TASK BRIEF ▸
A precise retyping is required of every line from the one containing "Convert this chart" down to the one containing "ax.text(i, h + p", both included, and of no other line.

INFORMATION SUPPLIED ▸
........

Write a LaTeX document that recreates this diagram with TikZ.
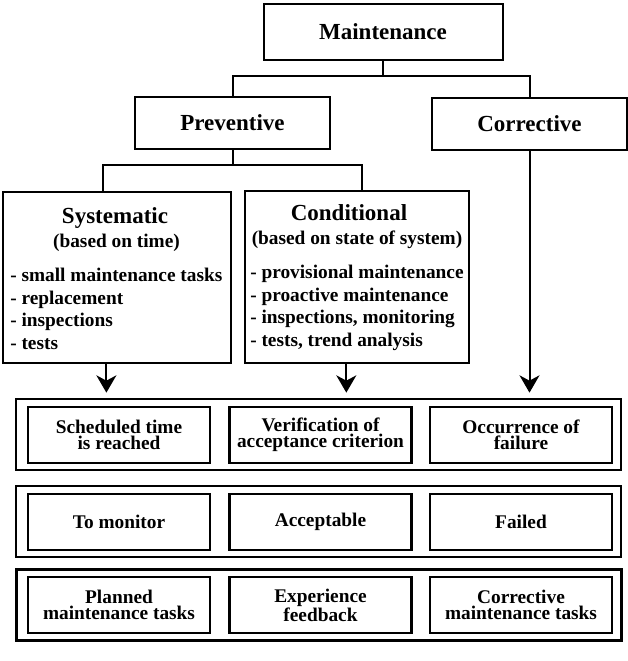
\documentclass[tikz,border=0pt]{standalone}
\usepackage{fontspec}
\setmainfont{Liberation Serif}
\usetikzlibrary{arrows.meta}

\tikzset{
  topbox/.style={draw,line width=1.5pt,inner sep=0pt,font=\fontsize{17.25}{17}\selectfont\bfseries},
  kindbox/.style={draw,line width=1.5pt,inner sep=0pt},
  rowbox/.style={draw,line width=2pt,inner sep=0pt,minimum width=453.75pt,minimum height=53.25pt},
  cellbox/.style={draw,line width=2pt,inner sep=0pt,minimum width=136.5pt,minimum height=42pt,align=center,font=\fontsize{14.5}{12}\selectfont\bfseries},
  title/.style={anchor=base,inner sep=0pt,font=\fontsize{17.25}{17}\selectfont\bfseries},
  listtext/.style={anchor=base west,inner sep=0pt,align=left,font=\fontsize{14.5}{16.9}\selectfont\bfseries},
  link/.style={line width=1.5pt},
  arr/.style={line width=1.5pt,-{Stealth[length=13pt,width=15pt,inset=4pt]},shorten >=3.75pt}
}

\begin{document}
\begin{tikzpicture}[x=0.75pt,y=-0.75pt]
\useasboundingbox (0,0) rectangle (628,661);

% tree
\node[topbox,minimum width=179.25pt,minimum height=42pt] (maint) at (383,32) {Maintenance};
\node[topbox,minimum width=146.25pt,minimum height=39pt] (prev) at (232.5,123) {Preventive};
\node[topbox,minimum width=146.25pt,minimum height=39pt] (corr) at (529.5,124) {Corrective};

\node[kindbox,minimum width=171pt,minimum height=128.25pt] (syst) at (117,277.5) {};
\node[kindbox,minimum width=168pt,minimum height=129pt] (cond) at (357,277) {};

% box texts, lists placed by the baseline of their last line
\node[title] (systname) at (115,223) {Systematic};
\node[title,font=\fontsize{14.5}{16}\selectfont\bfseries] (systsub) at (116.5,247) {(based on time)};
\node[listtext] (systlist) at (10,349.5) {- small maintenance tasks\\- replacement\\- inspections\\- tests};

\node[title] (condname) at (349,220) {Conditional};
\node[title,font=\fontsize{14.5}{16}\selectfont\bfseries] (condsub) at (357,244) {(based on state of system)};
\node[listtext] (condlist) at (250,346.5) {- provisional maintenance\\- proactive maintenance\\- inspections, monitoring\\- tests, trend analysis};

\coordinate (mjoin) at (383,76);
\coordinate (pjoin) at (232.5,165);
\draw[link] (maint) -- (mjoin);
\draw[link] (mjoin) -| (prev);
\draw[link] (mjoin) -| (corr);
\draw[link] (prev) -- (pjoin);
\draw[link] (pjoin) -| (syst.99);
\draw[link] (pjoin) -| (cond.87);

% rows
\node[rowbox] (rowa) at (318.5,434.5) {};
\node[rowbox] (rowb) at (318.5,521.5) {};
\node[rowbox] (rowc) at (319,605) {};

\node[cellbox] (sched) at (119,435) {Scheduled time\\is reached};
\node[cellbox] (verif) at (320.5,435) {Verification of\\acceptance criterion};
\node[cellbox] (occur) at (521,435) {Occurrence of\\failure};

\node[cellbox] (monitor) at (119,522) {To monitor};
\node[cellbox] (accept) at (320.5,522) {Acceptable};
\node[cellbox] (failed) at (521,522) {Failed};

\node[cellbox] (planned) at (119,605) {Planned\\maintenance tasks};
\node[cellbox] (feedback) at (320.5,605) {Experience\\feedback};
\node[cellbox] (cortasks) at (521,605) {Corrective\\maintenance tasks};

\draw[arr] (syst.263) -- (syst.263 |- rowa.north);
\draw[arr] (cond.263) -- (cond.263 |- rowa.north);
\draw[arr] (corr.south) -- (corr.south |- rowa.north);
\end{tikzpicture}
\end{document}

........

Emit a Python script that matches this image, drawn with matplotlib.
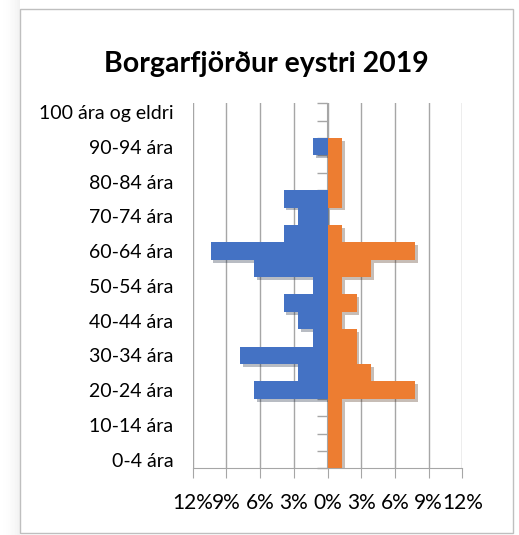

........

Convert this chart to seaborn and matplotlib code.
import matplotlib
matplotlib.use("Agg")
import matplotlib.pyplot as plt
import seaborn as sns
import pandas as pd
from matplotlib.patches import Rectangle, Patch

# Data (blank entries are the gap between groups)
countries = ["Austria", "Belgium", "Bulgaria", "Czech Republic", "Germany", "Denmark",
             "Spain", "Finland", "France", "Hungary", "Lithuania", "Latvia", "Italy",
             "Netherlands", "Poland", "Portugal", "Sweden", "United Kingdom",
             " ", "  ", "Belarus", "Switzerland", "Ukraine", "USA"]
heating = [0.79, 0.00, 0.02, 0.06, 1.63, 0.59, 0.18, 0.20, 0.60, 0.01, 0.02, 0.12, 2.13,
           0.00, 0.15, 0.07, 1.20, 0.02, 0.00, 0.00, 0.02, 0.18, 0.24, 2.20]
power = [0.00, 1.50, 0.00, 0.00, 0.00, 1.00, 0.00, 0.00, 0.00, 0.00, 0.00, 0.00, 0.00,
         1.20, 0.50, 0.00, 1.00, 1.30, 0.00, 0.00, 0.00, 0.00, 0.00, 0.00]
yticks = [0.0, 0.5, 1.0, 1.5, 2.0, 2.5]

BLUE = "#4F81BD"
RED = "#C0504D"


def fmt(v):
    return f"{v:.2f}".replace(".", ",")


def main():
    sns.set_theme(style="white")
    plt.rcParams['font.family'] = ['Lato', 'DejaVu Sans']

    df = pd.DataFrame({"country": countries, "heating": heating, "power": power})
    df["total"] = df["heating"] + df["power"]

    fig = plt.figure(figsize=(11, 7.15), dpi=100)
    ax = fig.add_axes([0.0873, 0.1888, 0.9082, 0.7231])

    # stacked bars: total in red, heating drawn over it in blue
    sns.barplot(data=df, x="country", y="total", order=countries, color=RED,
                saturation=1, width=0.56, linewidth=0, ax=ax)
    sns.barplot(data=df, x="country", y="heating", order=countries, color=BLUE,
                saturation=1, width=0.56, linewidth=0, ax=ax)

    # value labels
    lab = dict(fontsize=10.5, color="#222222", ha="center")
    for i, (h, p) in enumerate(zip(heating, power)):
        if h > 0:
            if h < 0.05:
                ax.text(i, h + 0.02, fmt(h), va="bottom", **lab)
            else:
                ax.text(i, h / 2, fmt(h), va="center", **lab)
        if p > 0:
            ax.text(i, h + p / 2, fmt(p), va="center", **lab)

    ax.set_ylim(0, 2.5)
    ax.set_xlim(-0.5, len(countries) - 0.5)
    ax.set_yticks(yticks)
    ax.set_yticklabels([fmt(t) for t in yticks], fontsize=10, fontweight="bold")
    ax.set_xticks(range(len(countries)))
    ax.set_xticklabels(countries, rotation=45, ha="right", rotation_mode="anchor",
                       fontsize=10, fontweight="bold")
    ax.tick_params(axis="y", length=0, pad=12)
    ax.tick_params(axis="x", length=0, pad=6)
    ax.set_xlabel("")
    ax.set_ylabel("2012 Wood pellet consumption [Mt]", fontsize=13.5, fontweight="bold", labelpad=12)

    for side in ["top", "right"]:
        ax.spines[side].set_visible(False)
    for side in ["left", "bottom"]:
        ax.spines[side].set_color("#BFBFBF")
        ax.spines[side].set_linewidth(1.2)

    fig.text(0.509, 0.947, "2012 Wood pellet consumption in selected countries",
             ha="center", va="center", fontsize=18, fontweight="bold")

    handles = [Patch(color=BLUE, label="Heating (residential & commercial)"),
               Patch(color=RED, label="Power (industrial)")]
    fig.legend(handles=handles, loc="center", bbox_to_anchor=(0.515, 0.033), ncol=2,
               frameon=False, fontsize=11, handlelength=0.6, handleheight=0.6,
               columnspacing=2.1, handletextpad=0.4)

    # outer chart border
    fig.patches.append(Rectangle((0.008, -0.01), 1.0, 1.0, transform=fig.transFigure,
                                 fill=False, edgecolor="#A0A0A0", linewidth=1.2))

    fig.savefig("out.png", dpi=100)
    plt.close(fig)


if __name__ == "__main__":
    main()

........

RESULT OF THIS TASK ▸
Convert this chart to seaborn and matplotlib code.
import matplotlib
matplotlib.use("Agg")
import matplotlib.pyplot as plt
import seaborn as sns
import pandas as pd
from matplotlib.patches import Rectangle, Patch

# Data (blank entries are the gap between groups)
countries = ["Austria", "Belgium", "Bulgaria", "Czech Republic", "Germany", "Denmark",
             "Spain", "Finland", "France", "Hungary", "Lithuania", "Latvia", "Italy",
             "Netherlands", "Poland", "Portugal", "Sweden", "United Kingdom",
             " ", "  ", "Belarus", "Switzerland", "Ukraine", "USA"]
heating = [0.79, 0.00, 0.02, 0.06, 1.63, 0.59, 0.18, 0.20, 0.60, 0.01, 0.02, 0.12, 2.13,
           0.00, 0.15, 0.07, 1.20, 0.02, 0.00, 0.00, 0.02, 0.18, 0.24, 2.20]
power = [0.00, 1.50, 0.00, 0.00, 0.00, 1.00, 0.00, 0.00, 0.00, 0.00, 0.00, 0.00, 0.00,
         1.20, 0.50, 0.00, 1.00, 1.30, 0.00, 0.00, 0.00, 0.00, 0.00, 0.00]
yticks = [0.0, 0.5, 1.0, 1.5, 2.0, 2.5]

BLUE = "#4F81BD"
RED = "#C0504D"


def fmt(v):
    return f"{v:.2f}".replace(".", ",")


def main():
    sns.set_theme(style="white")
    plt.rcParams['font.family'] = ['Lato', 'DejaVu Sans']

    df = pd.DataFrame({"country": countries, "heating": heating, "power": power})
    df["total"] = df["heating"] + df["power"]

    fig = plt.figure(figsize=(11, 7.15), dpi=100)
    ax = fig.add_axes([0.0873, 0.1888, 0.9082, 0.7231])

    # stacked bars: total in red, heating drawn over it in blue
    sns.barplot(data=df, x="country", y="total", order=countries, color=RED,
                saturation=1, width=0.56, linewidth=0, ax=ax)
    sns.barplot(data=df, x="country", y="heating", order=countries, color=BLUE,
                saturation=1, width=0.56, linewidth=0, ax=ax)

    # value labels
    lab = dict(fontsize=10.5, color="#222222", ha="center")
    for i, (h, p) in enumerate(zip(heating, power)):
        if h > 0:
            if h < 0.05:
                ax.text(i, h + 0.02, fmt(h), va="bottom", **lab)
            else:
                ax.text(i, h / 2, fmt(h), va="center", **lab)
        if p > 0:
            ax.text(i, h + p / 2, fmt(p), va="center", **lab)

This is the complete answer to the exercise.